The following dream has remained in my memory, all my life, for it entails a mystery of sorts. The mystery is subtle, complex, and somewhat prophetic. I had this dream when I was only four. And I swear I did not know, then, what the Cemetery was for. But the dream tells me otherwise. And the mystery is: Did I know the dreadful secret of the Cemetery? And, if so, how did I know it? For, I had never been told, and something I sensed in the demeanor of the kids, who took me with them through the silent snow in winter, led me to never ask.
The Dream: It Is Night, and I am alone, atop the high hill in the Cemetery. It is neither winter nor summer. I see the fence all around and the majestic gate in the center, beyond it is the road, Woodward Avenue. An occasional car with headlights passes. But I see no people. I am sitting upright in the polished ebony Puppet Theatre. It is too short to permit me to lie down, or even straighten out my legs. Nothing happens, really; I just sit there, alone in an ocean of darkness, wondering why I am there.
Then far away, oh so very far away, in the far northeastern corner of the Cemetery, beyond the fence there is an intersection and a few streetlights. And there, diagonally across the intersection on the corner, brightly lit, but deserted, is a Gas Station. And the gas station has a Neon Sign on a pole. Outlined upon it in bright neon tubing are the images of Mickey Mouse in red, and Donald Duck in blue. They flicker intermittently in simple two-position neon animation. That's It! There is no more……
But there is one thing; something that I have experienced occasionally, and only, alas, in dreams, and it fascinates me. I would call it Altered Perception, the ability to see in a way that exceeds and defies the laws of physics. In this instance, sitting there alone in the puppet theatre, which, of course, was a coffin, although, I had never seen or heard of such a thing, I was able to see great distances.

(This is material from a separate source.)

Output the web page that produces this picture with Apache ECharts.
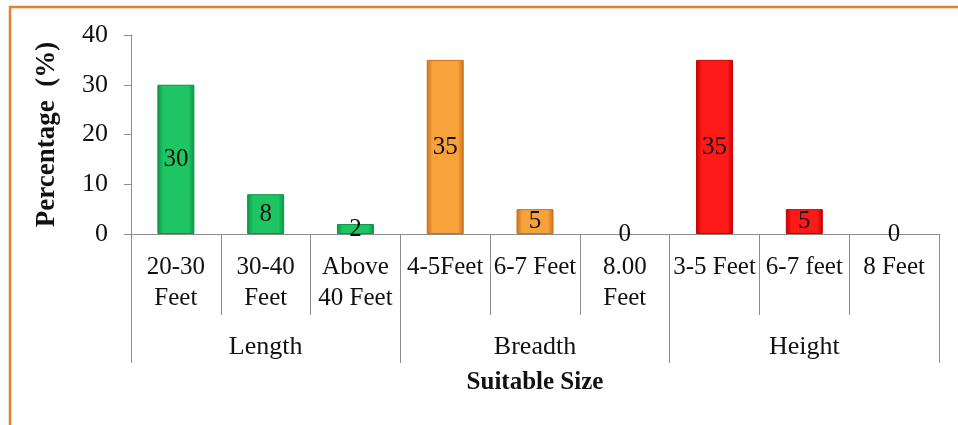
<!DOCTYPE html>
<html>
<head>
<meta charset="utf-8">
<title>Suitable Size</title>
<script src="https://cdn.jsdelivr.net/npm/echarts@6/dist/echarts.min.js"></script>
<style>
  html, body { margin: 0; padding: 0; background: #ffffff; }
  #chart { width: 958px; height: 425px; }
</style>
</head>
<body>
<div id="chart"></div>
<script>
// Sub-categories shown on the first axis row
var categories = ['20-30\nFeet', '30-40\nFeet', 'Above\n40 Feet', '4-5Feet', '6-7 Feet', '8.00\nFeet', '3-5 Feet', '6-7 feet', '8 Feet'];
// Percentage of respondents per size option
var values = [30, 8, 2, 35, 5, 0, 35, 5, 0];
// Dimension groups on the second axis row
var groups = ['Length', 'Breadth', 'Height'];
// Which group each category belongs to
var groupOf = [0, 0, 0, 1, 1, 1, 2, 2, 2];
// y-axis ticks
var yTicks = [0, 10, 20, 30, 40];

// Bar shading per group: [edge, centre]
var groupShades = [
  ['#0b9445', '#1ec562'],
  ['#c8711c', '#f8a23c'],
  ['#c40000', '#ff1a1a']
];

function barFill(g) {
  var s = groupShades[g];
  return new echarts.graphic.LinearGradient(0, 0, 1, 0, [
    { offset: 0, color: s[0] },
    { offset: 0.16, color: s[1] },
    { offset: 0.84, color: s[1] },
    { offset: 1, color: s[0] }
  ]);
}

var seriesData = values.map(function (v, i) {
  var g = groupOf[i];
  return {
    value: v,
    itemStyle: {
      color: barFill(g),
      borderColor: groupShades[g][0],
      borderWidth: v > 0 ? 1 : 0
    }
  };
});

var serif = '"Liberation Serif", "Times New Roman", serif';
var axisGray = '#8c8c8c';

var chart = echarts.init(document.getElementById('chart'), null, { renderer: 'canvas' });
chart.setOption({
  backgroundColor: '#ffffff',
  animation: false,
  grid: { left: 131, right: 19, top: 35, bottom: 191, containLabel: false },
  xAxis: [
    {
      type: 'category',
      data: categories,
      position: 'bottom',
      offset: 0,
      axisLine: { show: true, lineStyle: { color: axisGray, width: 1 } },
      axisTick: { show: true, interval: 0, length: 81, lineStyle: { color: axisGray, width: 1 } },
      axisLabel: {
        interval: 0, margin: 18, color: '#111', fontFamily: serif, fontSize: 25, lineHeight: 31
      }
    },
    {
      type: 'category',
      data: groups,
      position: 'bottom',
      offset: 0,
      axisLine: { show: false },
      axisTick: { show: true, interval: 0, length: 129, lineStyle: { color: axisGray, width: 1 } },
      axisLabel: {
        interval: 0, margin: 100, color: '#111', fontFamily: serif, fontSize: 26, lineHeight: 26
      },
      name: 'Suitable Size',
      nameLocation: 'middle',
      nameGap: 136,
      nameTextStyle: { color: '#111', fontFamily: serif, fontSize: 25, fontWeight: 'bold', lineHeight: 25 }
    }
  ],
  yAxis: {
    type: 'value',
    min: yTicks[0],
    max: yTicks[yTicks.length - 1],
    interval: yTicks[1] - yTicks[0],
    axisLine: { show: true, lineStyle: { color: axisGray, width: 1 } },
    axisTick: { show: true, length: 7, lineStyle: { color: axisGray } },
    splitLine: { show: false },
    axisLabel: { margin: 23, color: '#111', fontFamily: serif, fontSize: 26 },
    name: 'Percentage  (%)',
    nameLocation: 'middle',
    nameGap: 70,
    nameTextStyle: { color: '#111', fontFamily: serif, fontSize: 27, fontWeight: 'bold' }
  },
  series: [
    {
      type: 'bar',
      xAxisIndex: 0,
      data: seriesData,
      barWidth: 37,
      label: {
        show: true,
        position: 'inside',
        color: '#111',
        fontFamily: serif,
        fontSize: 25
      }
    }
  ],
  graphic: [
    {
      type: 'polyline',
      shape: { points: [[10, 425], [10, 7], [960, 7]] },
      style: { stroke: '#e8802a', lineWidth: 2.5, fill: null },
      silent: true
    }
  ]
});
</script>
</body>
</html>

And at the same time, see those distant objects with a clarity that only being up close could afford me, in the waking world.
This altered perception is hard to describe. The cemetery in the dream appeared, in fact, much larger than it was in life. And I was able to see farther than I had ever seen before. I was not frightened; I was just there! It would just be speculation to guess, now as an adult, at what I thought and felt. But I felt “Something”. And I know that the distant neon sign offered me a chilling ray of hope and comfort, shining like a friendly beacon, in the utter isolation of the lonely night.